Open source means different things to different people. It can be a software development methodology, a distribution technique, or a marketing gimmick. Could it also be a way to minimize patent infringement damages?
Brian Prentice, a research vice president with Gartner's Emerging Trends and Technologies Group, speculates that it just might be. Google has been actively developing open-source alternatives to leading proprietary products, like Google Wave to compete with Microsoft Outlook and SharePoint. As Prentice indicates, Google has also been publicly advocating passage of the Patent Reform Act of 2009, which might have a lot to do with its open-source strategy.

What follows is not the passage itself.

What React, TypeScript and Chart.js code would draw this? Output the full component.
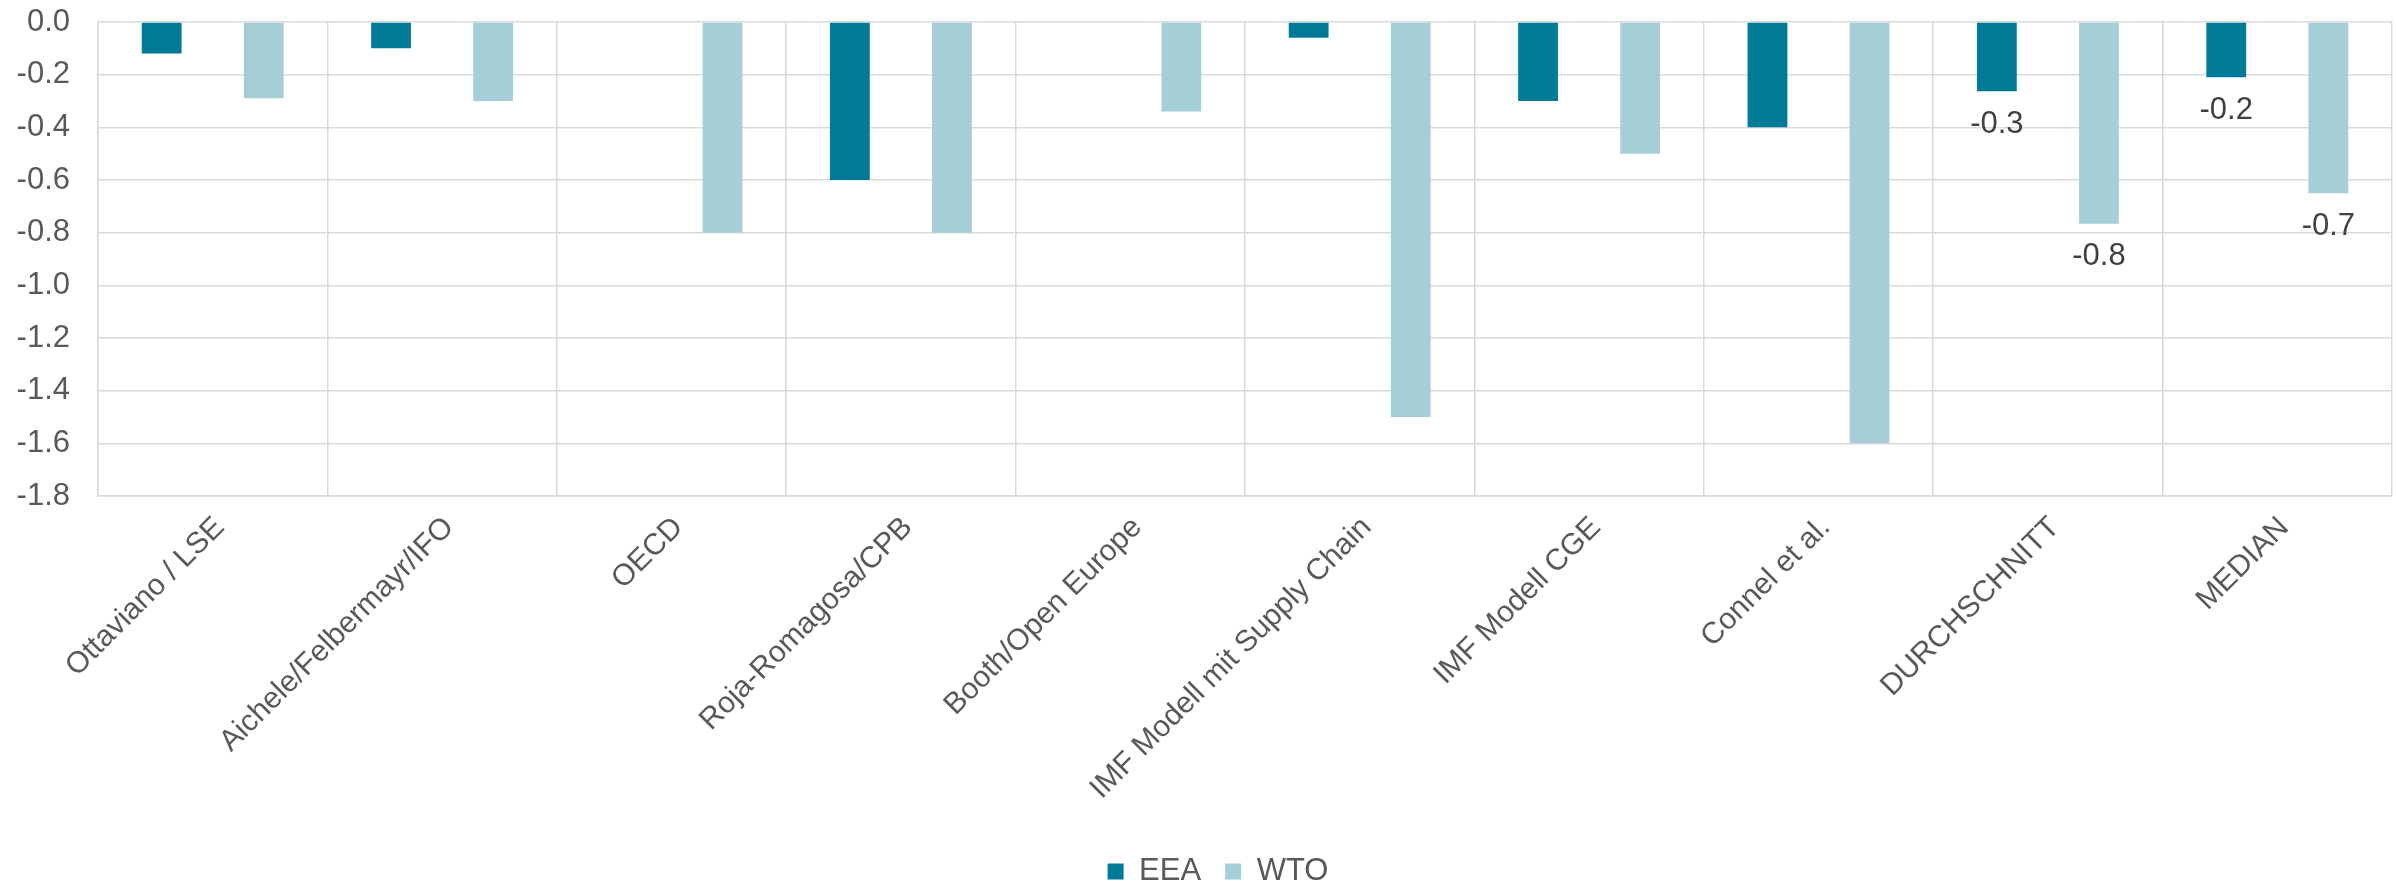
import React, { useEffect, useRef } from "react";
import { Chart, registerables } from "chart.js";

Chart.register(...registerables);

const categories = [
  "Ottaviano / LSE",
  "Aichele/Felbermayr/IFO",
  "OECD",
  "Roja-Romagosa/CPB",
  "Booth/Open Europe",
  "IMF Modell mit Supply Chain",
  "IMF Modell CGE",
  "Connel et al.",
  "DURCHSCHNITT",
  "MEDIAN",
];

const eeaValues: (number | null)[] = [-0.12, -0.1, null, -0.6, null, -0.06, -0.3, -0.4, -0.263, -0.21];
const wtoValues: (number | null)[] = [-0.29, -0.3, -0.8, -0.8, -0.34, -1.5, -0.5, -1.6, -0.766, -0.65];

const labeledIndices = [8, 9];

const yMin = -1.8;
const yMax = 0;
const yStep = 0.2;

const FONT = "'Liberation Sans', Arial, sans-serif";

const dataLabelPlugin = {
  id: "dataLabels",
  afterDatasetsDraw(chart: any) {
    const ctx = chart.ctx;
    ctx.save();
    ctx.font = `31px ${FONT}`;
    ctx.fillStyle = "#404040";
    ctx.textAlign = "center";
    ctx.textBaseline = "middle";
    chart.data.datasets.forEach((ds: any, di: number) => {
      const meta = chart.getDatasetMeta(di);
      labeledIndices.forEach((i) => {
        const v = ds.data[i];
        const el = meta.data[i];
        if (v == null || !el) return;
        ctx.fillText(v.toFixed(1), el.x, el.y + 33);
      });
    });
    ctx.restore();
  },
};

const legendShiftPlugin = {
  id: "legendShift",
  afterLayout(chart: any) {
    const lg = chart.legend;
    if (lg) {
      lg.left += 22;
      lg.right += 22;
    }
  },
};

export default function App() {
  const canvasRef = useRef<HTMLCanvasElement | null>(null);

  useEffect(() => {
    document.body.style.margin = "0";
    const canvas = canvasRef.current;
    if (!canvas) return;
    const chart = new Chart(canvas, {
      type: "bar",
      data: {
        labels: categories,
        datasets: [
          {
            label: "EEA",
            data: eeaValues,
            backgroundColor: "#007A96",
            categoryPercentage: 0.89,
            barPercentage: 0.39,
          },
          {
            label: "WTO",
            data: wtoValues,
            backgroundColor: "#A5CFD7",
            categoryPercentage: 0.89,
            barPercentage: 0.39,
          },
        ],
      },
      options: {
        responsive: false,
        animation: false,
        devicePixelRatio: 1,
        layout: { padding: { left: 0, right: 5, top: 22, bottom: -12 } },
        plugins: {
          legend: {
            position: "bottom",
            labels: {
              boxWidth: 16,
              boxHeight: 16,
              padding: 24,
              color: "#595959",
              font: { family: FONT, size: 31 },
            },
          },
          tooltip: { enabled: false },
        },
        scales: {
          x: {
            grid: { color: "#D9D9D9", lineWidth: 1.5, offset: true, drawTicks: false },
            border: { color: "#D9D9D9", width: 1.5 },
            ticks: {
              minRotation: 45,
              maxRotation: 45,
              autoSkip: false,
              padding: 14,
              labelOffset: 7,
              color: "#595959",
              font: { family: FONT, size: 30 },
            },
            afterFit(scale: any) {
              scale.height = 336;
            },
          },
          y: {
            min: yMin,
            max: yMax,
            grid: { color: "#D9D9D9", lineWidth: 1.5, drawTicks: false },
            border: { color: "#D9D9D9", width: 1.5 },
            ticks: {
              stepSize: yStep,
              padding: 28,
              color: "#595959",
              font: { family: FONT, size: 31 },
              callback: (v: any) => Number(v).toFixed(1),
            },
            afterFit(scale: any) {
              scale.width = 98;
              scale.paddingTop = 0;
              scale.paddingBottom = 0;
            },
          },
        },
      },
      plugins: [dataLabelPlugin, legendShiftPlugin],
    });
    return () => chart.destroy();
  }, []);

  return (
    <div style={{ width: 2397, height: 885 }}>
      <canvas ref={canvasRef} width={2397} height={885} style={{ display: "block" }} />
    </div>
  );
}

The proposed legislation alters the way damages are calculated in infringement suits to be "calculated as the price of licensing a 'similar non-infringing substitute in the relative market.'" Now if that alternative is a free, open-source piece of software, then damages drop to zero, as Prentice notes:
Does that mean that free open source products can now be considered substitutes in a relative market? I've been trying to play the scenarios out in my head. If Google Wave, hypothetically, infringes a patent that IBM holds and they're found guilty of doing so, could they simply claim that the relative market value is zero because there are existing free OSS mail and IM solutions? Once Google Wave is shipping, can other organizations infringe on patents Microsoft holds relative to Exchange comfortable in the knowledge that Wave creates a zero dollar relative market value for collaboration?
This is incredibly insightful on Prentice's part, and amazingly shrewd if, in fact, Google is playing this game. It takes open-source advocacy to an entirely new, Sun T'zu-esque plane.
Martin Fink of Hewlett-Packard first started talking about the value of using open source to commoditize a competitor's core offering through open source back in his 2002 book "The Business and Economics of Open Source." But Prentice's idea takes Fink's argument and runs with it...at Usain Bolt speeds.
If true, The Register's question--"Is Google spending $106.5m to open source a codec?"--calls up a different response than the author of that article gives. Maybe $106 million is cheap compared to the cost of getting hit with video compression patent suits (from Microsoft, Apple, and others), if Google open source's On2's video compression codecs.
Google contributes to open source for a variety of reasons, not the least reason being that it recognizes open source is an efficient way to create community around its products. But perhaps Google has this more subtle, and sophisticated, reason as well?